The FBI is investigating millions of dollars in payments between Russian officials living in the United States. Documents obtained by Buzzfeed reveal flagged financial transactions involving the Russian embassy in Washington, D.C., former Russian Ambassador Sergey Kislyak and several Moscow businessmen linked to Russian President Vladimir Putin.
While some of the transactions date back a decade, others occurred immediately following President Donald Trump’s election—money transfers made in November 2016 and January 2017 are reportedly being investigated by Special Counsel Robert Mueller.
Banks first reported the suspicious activity to the Treasury Department, which subsequently turned the documents over to Mueller’s team investigating Russian interference in the 2017 presidential election.
The two recent payments both involve the Russian embassy.
Ten days after Trump’s election, the embassy paid Kislyak $120,000. The former ambassador—who investigators are targeting for his orbit within Trump’s inner-circle— then wired the funds to another bank account he held in Russia.
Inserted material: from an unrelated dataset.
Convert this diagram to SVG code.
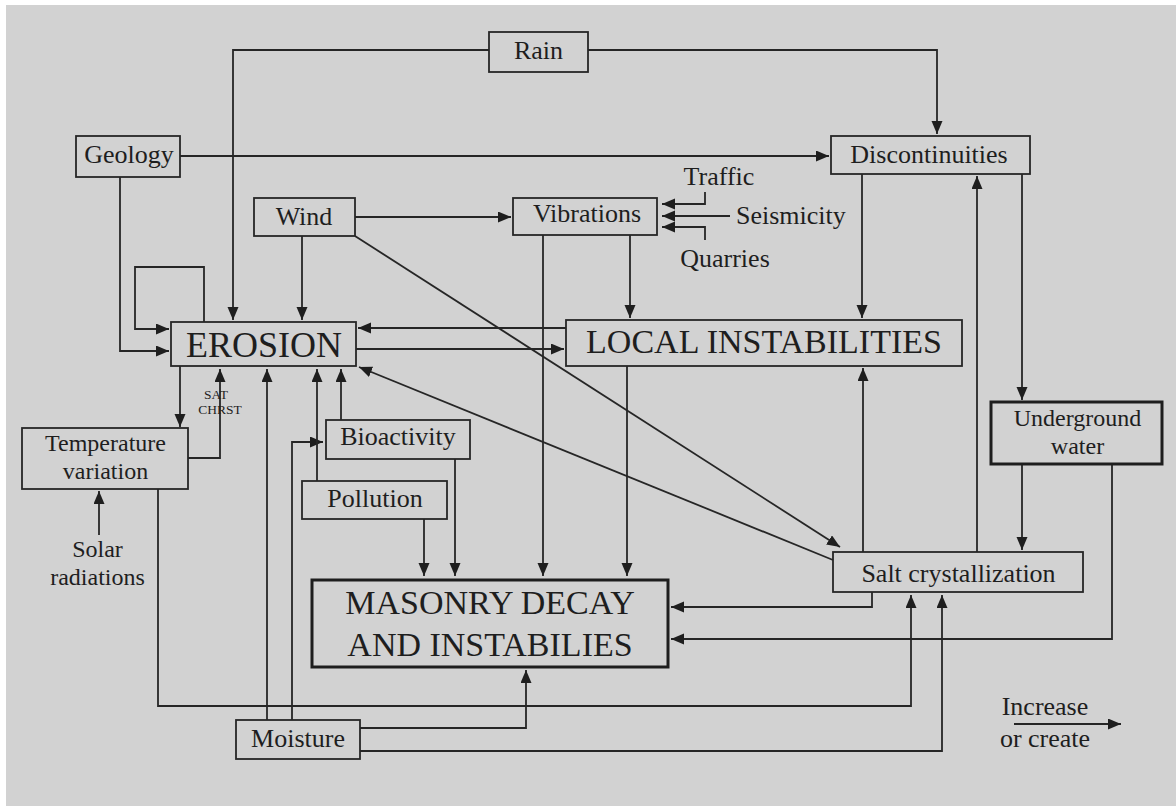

Later, in January, five days after Trump’s inauguration, someone attempted to withdraw $150,000 from the embassy’s bank account. Citibank blocked the transaction and reported it to the authorities.
Other past payments under scrutiny by Mueller’s team involve 30 checks totaling $370,000 paid to the embassy’s staff during Russia’s annexation of Crimea, $375,000 in checks sent by the Russian Cultural Center and $2.4 million the embassy paid a contractor.
The Buzzfeed documents also reveal that the Senate Intelligence Committee has requested financial information on Russian businessmen Ivan Tavrin, Bob Foresman and Alisher Usmanov. Tavrin and Usmanov are both Putin allies, the latter of whom was a Facebook investor. Foresman previously headed the Russia desk at Barclays bank and the Moscow-based investment firm Renaissance Capital.
As Mueller’s investigation widens in scope, federal agents are analyzing Russia’s diplomatic operations and financial transactions between international powerbrokers. In addition to investigating payments directly linked to the Kremlin, the special counsel’s office has reportedly subpoenaed Deutsche Bank over whether it sold the president’s loans to Russian banks.